■ **DIRECTIONS FOR THIS TASK**: From the entries below, extract every line that includes the word "with".

Rows from a dataset of charts and code:
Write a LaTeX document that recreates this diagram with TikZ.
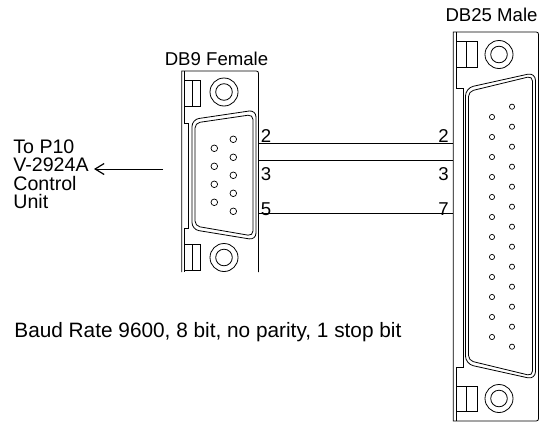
\documentclass[tikz,border=0pt]{standalone}
\usepackage{fontspec}
\setmainfont{Liberation Sans}
\usetikzlibrary{arrows.meta}
\begin{document}
\begin{tikzpicture}[x=1pt,y=-1pt,line width=0.8pt,
  lbl/.style={inner sep=0pt,anchor=base,font=\fontsize{18.6}{18.7}\selectfont},
  lblw/.style={inner sep=0pt,anchor=base west,font=\fontsize{19.6}{19.6}\selectfont},
  pinA/.style={line width=0.7pt},
  wire/.style={line width=0.8pt}]
\useasboundingbox (0,0) rectangle (543,423);
% ---------- DB9 female ----------
\draw (181.7,272) -- (181.7,71) -- (253.5,71) .. controls (258.5,71) .. (258.5,76) -- (258.5,272);
\draw (184,71) -- (184,123) -- (188,123) -- (188,228) -- (184,228) -- (184,272);
\draw (184,80) rectangle (200.7,106); \draw (192.3,80) -- (192.3,106);
\draw (184,244) rectangle (200.7,270); \draw (192.3,244) -- (192.3,270);
\draw (224,92) circle (14); \draw (224,92) circle (8.3);
\draw (224,257.5) circle (14); \draw (224,257.5) circle (8.3);
\draw[rounded corners=7] (192,175) -- (192,119.5) -- (256,110) -- (256,240) -- (192,229.5) -- cycle;
\draw[rounded corners=5] (195,175) -- (195,123) -- (253,114.5) -- (253,236) -- (195,226) -- cycle;
\foreach \k in {0,...,3} \draw[pinA] (214.3,148.3+18*\k) circle (3.3);
\foreach \k in {0,...,4} \draw[pinA] (233.3,139.3+18*\k) circle (3.3);
% ---------- DB25 male ----------
\draw (453.3,421) -- (453.3,32) -- (533.5,32) .. controls (538.5,32) .. (538.5,37) -- (538.5,416) .. controls (538.5,421) .. (533.5,421) -- cycle;
\draw (456,32) -- (456,88) -- (463,88) -- (463,367) -- (456,367) -- (456,421);
\draw (456,41.7) rectangle (477,67.7); \draw (466.5,41.7) -- (466.5,67.7);
\draw (456,386) rectangle (477,411.7); \draw (466.5,386) -- (466.5,411.7);
\draw (499,54.5) circle (14); \draw (499,54.5) circle (8.3);
\draw (499,398.5) circle (14); \draw (499,398.5) circle (8.3);
\draw[rounded corners=8] (465.5,226) -- (465.5,88) -- (535.5,72.5) -- (535.5,379.5) -- (465.5,364) -- cycle;
\draw[rounded corners=5] (468.5,226) -- (468.5,91.5) -- (532.5,76) -- (532.5,376) -- (468.5,360.5) -- cycle;
\foreach \k in {0,...,11} \draw[pinA] (492,117+20*\k) circle (2.6);
\foreach \k in {0,...,12} \draw[pinA] (512,106.7+20*\k) circle (2.6);
% ---------- wires ----------
\coordinate (a2) at (258.5,143.3); \coordinate (b2) at (453.3,143.3);
\coordinate (a3) at (258.5,160.7); \coordinate (b3) at (453.3,160.7);
\coordinate (a5) at (258.5,213.3); \coordinate (b7) at (453.3,213.3);
\draw[wire] (a2) -- (b2);
\draw[wire] (a3) -- (b3);
\draw[wire] (a5) -- (b7);
\node[lbl] (l2) at (266,142) {2};
\node[lbl] (r2) at (443.5,142) {2};
\node[lbl] (l3) at (266,180) {3};
\node[lbl] (r3) at (443.5,180) {3};
\node[lbl] (l5) at (266,215) {5};
\node[lbl] (r7) at (443.5,215) {7};
% ---------- titles ----------
\node[lbl] (t9) at (216.5,65) {DB9 Female};
\node[lbl] (t25) at (491.5,21.6) {DB25 Male};
% ---------- left text ----------
\node[lblw] (c1) at (13,153.3) {To P10};
\node[lblw] (c2) at (13,171.7) {V-2924A};
\node[lblw] (c3) at (13,190) {Control};
\node[lblw] (c4) at (13,208.3) {Unit};
\coordinate (arrS) at (163,169);
\coordinate (arrE) at (94,169);
\draw[-{Straight Barb[length=9pt,width=11pt,line width=1.2pt]}] (arrS) -- (arrE);
% ---------- note ----------
\node[lblw,font=\fontsize{20.8}{21}\selectfont] (baud) at (14,337) {Baud Rate 9600, 8 bit, no parity, 1 stop bit};
\end{tikzpicture}
\end{document}
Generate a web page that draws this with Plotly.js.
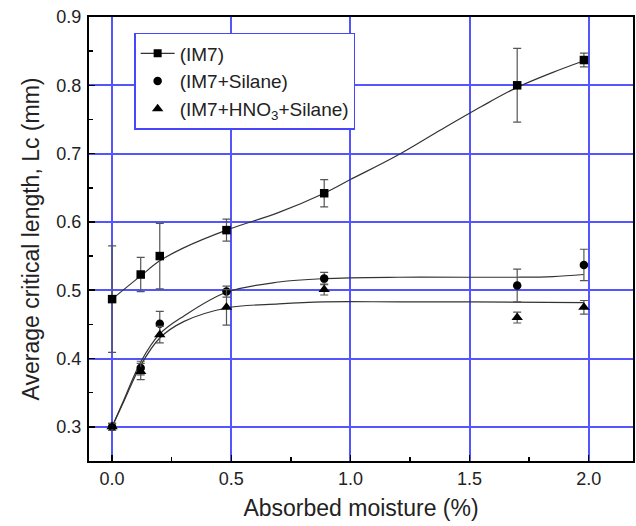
<!DOCTYPE html>
<html>
<head>
<meta charset="utf-8">
<script src="https://cdn.plot.ly/plotly-3.0.1.min.js"></script>
<style>html,body{margin:0;padding:0;background:#fff;}#chart{width:636px;height:526px;}</style>
</head>
<body>
<div id="chart"></div>
<script>
// Measured data points
const moisture = [0, 0.12, 0.2, 0.48, 0.89, 1.7, 1.98];
const im7 = [0.487, 0.523, 0.550, 0.588, 0.642, 0.800, 0.837];
const im7Err = [0.078, 0.025, 0.048, 0.016, 0.020, 0.054, 0.010];
const silane = [0.300, 0.386, 0.451, 0.498, 0.517, 0.507, 0.537];
const silaneErr = [0.005, 0.010, 0.018, 0.008, 0.009, 0.024, 0.023];
const hno3 = [0.300, 0.381, 0.435, 0.475, 0.501, 0.460, 0.475];
const hno3Err = [0.005, 0.012, 0.012, 0.026, 0.008, 0.008, 0.010];

// Fitted curves
const fitIm7X = [0, 0.12, 0.2, 0.3, 0.48, 0.7, 0.89, 1.0, 1.2, 1.38, 1.55, 1.7, 1.85, 1.98];
const fitIm7Y = [0.487, 0.521, 0.543, 0.562, 0.588, 0.614, 0.642, 0.662, 0.698, 0.735, 0.769, 0.797, 0.819, 0.836];
const fitSilX = [0, 0.05, 0.12, 0.2, 0.3, 0.48, 0.7, 0.89, 1.2, 1.5, 1.7, 1.85, 1.98];
const fitSilY = [0.300, 0.340, 0.395, 0.436, 0.462, 0.497, 0.512, 0.517, 0.519, 0.519, 0.519, 0.520, 0.523];
const fitHnoX = [0, 0.05, 0.12, 0.2, 0.3, 0.48, 0.7, 0.89, 1.2, 1.5, 1.98];
const fitHnoY = [0.300, 0.338, 0.390, 0.430, 0.454, 0.474, 0.480, 0.483, 0.483, 0.483, 0.482];

const names = ['(IM7)', '(IM7+Silane)', '(IM7+HNO<sub>3</sub>+Silane)'];
const xTitle = 'Absorbed moisture (%)';
const yTitle = 'Average critical length, Lc (mm)';

const fitLine = {color: '#333', width: 1.2, shape: 'spline'};
const errStyle = (arr) => ({type: 'data', array: arr, visible: true, color: '#555', thickness: 1.2, width: 4});

const traces = [
  {x: fitIm7X, y: fitIm7Y, mode: 'lines', line: fitLine, showlegend: false, hoverinfo: 'skip'},
  {x: fitSilX, y: fitSilY, mode: 'lines', line: fitLine, showlegend: false, hoverinfo: 'skip'},
  {x: fitHnoX, y: fitHnoY, mode: 'lines', line: fitLine, showlegend: false, hoverinfo: 'skip'},
  // legend-only entry for IM7 (line + marker symbol)
  {x: [null], y: [null], mode: 'lines+markers', name: names[0],
   line: {color: '#333', width: 1.2}, marker: {symbol: 'square', size: 8, color: '#000'}},
  {x: moisture, y: im7, mode: 'markers', name: names[0], showlegend: false,
   marker: {symbol: 'square', size: 8.5, color: '#000'}, error_y: errStyle(im7Err)},
  {x: moisture, y: silane, mode: 'markers', name: names[1],
   marker: {symbol: 'circle', size: 8.5, color: '#000'}, error_y: errStyle(silaneErr)},
  {x: moisture, y: hno3, mode: 'markers', name: names[2],
   marker: {symbol: 'triangle-up', size: 10, color: '#000'}, error_y: errStyle(hno3Err)}
];

const gridColor = 'rgb(85,85,255)';
const layout = {
  width: 636, height: 526,
  margin: {l: 89, r: 3, t: 17, b: 65},
  paper_bgcolor: '#fff', plot_bgcolor: '#fff',
  font: {family: 'Liberation Sans, Arial, sans-serif', color: '#222'},
  showlegend: true,
  legend: {x: 0.083, y: 0.964, xanchor: 'left', yanchor: 'top',
    bordercolor: 'rgb(70,70,255)', borderwidth: 1.5, bgcolor: '#fff',
    font: {size: 19, color: '#222'}, tracegroupgap: 0, itemwidth: 34},
  xaxis: {
    range: [-0.097, 2.186], tickvals: [0, 0.5, 1.0, 1.5, 2.0], ticktext: ['0.0', '0.5', '1.0', '1.5', '2.0'],
    ticks: 'inside', ticklen: 6, tickwidth: 1.5, tickcolor: '#000',
    minor: {dtick: 0.25, tick0: 0, ticks: 'inside', ticklen: 4, tickwidth: 1.5, tickcolor: '#000', showgrid: false},
    showgrid: true, gridcolor: gridColor, gridwidth: 2,
    showline: true, linecolor: '#000', linewidth: 2, mirror: true, zeroline: false,
    tickfont: {size: 18, color: '#222'},
    title: {text: xTitle, font: {size: 23, color: '#222'}, standoff: 12}
  },
  yaxis: {
    range: [0.25, 0.9], tickvals: [0.3, 0.4, 0.5, 0.6, 0.7, 0.8, 0.9],
    ticks: 'inside', ticklen: 6, tickwidth: 1.5, tickcolor: '#000',
    minor: {dtick: 0.05, tick0: 0.25, ticks: 'inside', ticklen: 4, tickwidth: 1.5, tickcolor: '#000', showgrid: false},
    showgrid: true, gridcolor: gridColor, gridwidth: 2,
    showline: true, linecolor: '#000', linewidth: 2, mirror: true, zeroline: false,
    tickfont: {size: 18, color: '#222'}, ticklabelstandoff: 2,
    title: {text: yTitle, font: {size: 23, color: '#222'}, standoff: 10}
  }
};

Plotly.newPlot('chart', traces, layout, {displayModeBar: false, staticPlot: true});
</script>
</body>
</html>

■ **ANSWER BELOW**:
Write a LaTeX document that recreates this diagram with TikZ.
Generate a web page that draws this with Plotly.js.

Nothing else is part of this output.